### [Record list]

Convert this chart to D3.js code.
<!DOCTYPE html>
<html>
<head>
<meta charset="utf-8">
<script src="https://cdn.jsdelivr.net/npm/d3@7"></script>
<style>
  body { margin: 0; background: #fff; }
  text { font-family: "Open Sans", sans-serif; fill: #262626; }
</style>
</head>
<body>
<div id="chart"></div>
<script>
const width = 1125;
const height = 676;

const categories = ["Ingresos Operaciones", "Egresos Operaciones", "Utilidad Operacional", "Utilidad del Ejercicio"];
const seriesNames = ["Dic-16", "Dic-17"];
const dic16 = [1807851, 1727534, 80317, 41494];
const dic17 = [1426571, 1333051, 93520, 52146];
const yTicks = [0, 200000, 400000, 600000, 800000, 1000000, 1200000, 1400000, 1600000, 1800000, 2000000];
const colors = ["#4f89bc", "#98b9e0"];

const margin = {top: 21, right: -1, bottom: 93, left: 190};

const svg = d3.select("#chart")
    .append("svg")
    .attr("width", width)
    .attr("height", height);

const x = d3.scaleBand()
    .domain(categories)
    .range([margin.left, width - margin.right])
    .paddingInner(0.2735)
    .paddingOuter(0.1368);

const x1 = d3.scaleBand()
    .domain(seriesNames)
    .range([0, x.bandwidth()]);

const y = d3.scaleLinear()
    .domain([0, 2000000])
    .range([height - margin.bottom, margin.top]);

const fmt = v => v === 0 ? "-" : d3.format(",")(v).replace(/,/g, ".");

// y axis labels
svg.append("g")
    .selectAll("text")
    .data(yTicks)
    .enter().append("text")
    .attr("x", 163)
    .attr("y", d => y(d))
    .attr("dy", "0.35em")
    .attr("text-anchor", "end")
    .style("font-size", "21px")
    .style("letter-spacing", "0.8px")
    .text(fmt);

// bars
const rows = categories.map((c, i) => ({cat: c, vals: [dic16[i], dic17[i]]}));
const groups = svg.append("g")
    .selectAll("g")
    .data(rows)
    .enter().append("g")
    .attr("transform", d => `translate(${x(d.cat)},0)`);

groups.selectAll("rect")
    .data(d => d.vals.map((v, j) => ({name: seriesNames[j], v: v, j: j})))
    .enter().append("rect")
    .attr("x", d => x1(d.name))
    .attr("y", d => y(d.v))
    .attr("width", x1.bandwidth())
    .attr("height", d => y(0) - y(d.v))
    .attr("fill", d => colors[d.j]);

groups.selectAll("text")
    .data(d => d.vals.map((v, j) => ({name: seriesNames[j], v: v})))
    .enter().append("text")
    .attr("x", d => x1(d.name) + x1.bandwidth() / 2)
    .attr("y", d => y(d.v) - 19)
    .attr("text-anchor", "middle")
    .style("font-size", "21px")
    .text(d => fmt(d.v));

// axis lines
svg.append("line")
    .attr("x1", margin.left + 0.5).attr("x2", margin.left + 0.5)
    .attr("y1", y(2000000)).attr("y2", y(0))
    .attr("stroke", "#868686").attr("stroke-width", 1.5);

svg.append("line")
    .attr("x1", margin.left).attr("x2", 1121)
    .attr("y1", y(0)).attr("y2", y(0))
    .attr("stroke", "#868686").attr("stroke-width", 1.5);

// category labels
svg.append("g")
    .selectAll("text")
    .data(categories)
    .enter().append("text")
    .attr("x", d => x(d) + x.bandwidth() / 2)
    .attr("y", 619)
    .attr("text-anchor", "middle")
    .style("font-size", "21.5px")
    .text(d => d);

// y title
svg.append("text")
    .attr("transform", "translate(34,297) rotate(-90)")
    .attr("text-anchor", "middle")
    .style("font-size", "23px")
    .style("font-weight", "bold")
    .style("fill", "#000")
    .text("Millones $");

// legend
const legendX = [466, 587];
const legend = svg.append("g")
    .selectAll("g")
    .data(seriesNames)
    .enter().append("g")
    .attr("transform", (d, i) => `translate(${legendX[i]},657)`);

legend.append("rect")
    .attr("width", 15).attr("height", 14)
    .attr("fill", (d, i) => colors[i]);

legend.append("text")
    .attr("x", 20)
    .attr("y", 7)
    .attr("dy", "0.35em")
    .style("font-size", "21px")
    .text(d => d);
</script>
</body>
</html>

--

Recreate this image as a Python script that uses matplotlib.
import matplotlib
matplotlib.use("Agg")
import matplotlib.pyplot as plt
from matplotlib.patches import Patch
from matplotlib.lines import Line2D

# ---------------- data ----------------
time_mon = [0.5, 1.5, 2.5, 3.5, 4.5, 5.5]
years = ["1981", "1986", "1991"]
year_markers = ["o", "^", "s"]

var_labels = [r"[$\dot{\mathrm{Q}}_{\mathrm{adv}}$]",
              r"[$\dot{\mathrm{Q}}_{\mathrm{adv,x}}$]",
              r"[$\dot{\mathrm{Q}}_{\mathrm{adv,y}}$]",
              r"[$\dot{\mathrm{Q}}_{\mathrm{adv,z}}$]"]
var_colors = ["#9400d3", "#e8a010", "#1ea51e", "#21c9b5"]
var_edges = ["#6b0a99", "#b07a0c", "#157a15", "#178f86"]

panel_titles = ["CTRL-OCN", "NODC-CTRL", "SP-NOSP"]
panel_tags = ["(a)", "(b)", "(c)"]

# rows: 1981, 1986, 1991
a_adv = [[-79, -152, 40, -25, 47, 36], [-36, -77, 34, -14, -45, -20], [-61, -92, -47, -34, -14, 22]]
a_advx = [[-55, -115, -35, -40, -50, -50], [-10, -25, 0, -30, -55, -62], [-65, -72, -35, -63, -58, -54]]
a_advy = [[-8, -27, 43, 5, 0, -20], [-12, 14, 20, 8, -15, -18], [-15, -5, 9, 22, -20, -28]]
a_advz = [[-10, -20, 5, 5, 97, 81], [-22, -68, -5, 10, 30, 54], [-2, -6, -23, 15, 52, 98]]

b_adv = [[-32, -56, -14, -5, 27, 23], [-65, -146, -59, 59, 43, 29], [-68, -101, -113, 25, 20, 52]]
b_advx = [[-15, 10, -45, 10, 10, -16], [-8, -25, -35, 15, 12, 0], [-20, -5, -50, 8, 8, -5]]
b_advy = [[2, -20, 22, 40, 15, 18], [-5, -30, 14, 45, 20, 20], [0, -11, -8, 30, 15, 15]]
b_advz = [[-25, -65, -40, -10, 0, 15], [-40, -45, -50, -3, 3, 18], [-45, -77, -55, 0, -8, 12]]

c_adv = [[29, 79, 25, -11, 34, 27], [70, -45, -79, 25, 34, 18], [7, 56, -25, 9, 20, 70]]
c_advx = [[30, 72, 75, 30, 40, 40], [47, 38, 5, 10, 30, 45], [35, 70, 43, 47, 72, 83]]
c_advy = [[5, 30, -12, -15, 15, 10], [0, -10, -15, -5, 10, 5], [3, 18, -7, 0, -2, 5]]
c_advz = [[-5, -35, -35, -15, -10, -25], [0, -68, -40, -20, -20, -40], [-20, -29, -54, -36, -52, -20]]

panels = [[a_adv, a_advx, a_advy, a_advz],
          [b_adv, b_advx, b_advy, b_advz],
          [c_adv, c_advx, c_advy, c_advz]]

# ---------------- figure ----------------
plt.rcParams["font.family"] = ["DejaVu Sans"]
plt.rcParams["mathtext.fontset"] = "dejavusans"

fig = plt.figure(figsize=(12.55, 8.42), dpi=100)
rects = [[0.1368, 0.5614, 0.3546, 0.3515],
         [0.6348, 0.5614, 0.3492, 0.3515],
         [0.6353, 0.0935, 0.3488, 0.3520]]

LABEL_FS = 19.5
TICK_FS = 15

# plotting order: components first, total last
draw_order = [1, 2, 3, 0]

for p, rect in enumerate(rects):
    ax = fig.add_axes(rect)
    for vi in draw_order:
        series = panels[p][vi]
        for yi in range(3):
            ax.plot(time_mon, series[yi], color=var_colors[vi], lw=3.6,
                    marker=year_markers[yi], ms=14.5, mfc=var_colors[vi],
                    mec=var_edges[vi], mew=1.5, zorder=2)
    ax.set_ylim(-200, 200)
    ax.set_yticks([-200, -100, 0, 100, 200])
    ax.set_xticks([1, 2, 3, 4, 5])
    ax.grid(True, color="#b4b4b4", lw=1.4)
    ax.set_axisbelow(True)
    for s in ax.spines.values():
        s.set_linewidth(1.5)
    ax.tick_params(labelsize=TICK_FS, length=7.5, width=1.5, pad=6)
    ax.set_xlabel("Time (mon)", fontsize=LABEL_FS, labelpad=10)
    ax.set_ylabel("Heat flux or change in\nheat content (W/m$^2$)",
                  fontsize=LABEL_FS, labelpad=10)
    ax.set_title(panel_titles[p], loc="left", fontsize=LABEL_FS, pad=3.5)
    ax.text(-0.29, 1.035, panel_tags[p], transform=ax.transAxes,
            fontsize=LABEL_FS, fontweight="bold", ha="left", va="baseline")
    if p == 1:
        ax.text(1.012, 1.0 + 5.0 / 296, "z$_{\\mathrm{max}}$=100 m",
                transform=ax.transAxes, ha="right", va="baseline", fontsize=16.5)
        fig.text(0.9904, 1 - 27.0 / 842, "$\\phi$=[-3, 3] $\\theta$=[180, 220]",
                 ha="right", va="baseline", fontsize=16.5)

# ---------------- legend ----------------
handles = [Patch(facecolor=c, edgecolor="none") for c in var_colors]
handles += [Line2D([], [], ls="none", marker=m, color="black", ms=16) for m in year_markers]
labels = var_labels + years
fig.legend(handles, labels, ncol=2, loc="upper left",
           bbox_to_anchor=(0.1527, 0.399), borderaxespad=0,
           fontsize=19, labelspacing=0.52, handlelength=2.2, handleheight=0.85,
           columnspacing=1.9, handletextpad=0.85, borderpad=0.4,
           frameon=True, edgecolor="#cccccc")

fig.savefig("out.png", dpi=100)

### [Work to complete]
Transcribe, exactly and exclusively, the run of lines that opens with the line bearing "Recreate this image" and closes with the line bearing "from matplotlib.lines import Line2D".

### [Problem solution]
Recreate this image as a Python script that uses matplotlib.
import matplotlib
matplotlib.use("Agg")
import matplotlib.pyplot as plt
from matplotlib.patches import Patch
from matplotlib.lines import Line2D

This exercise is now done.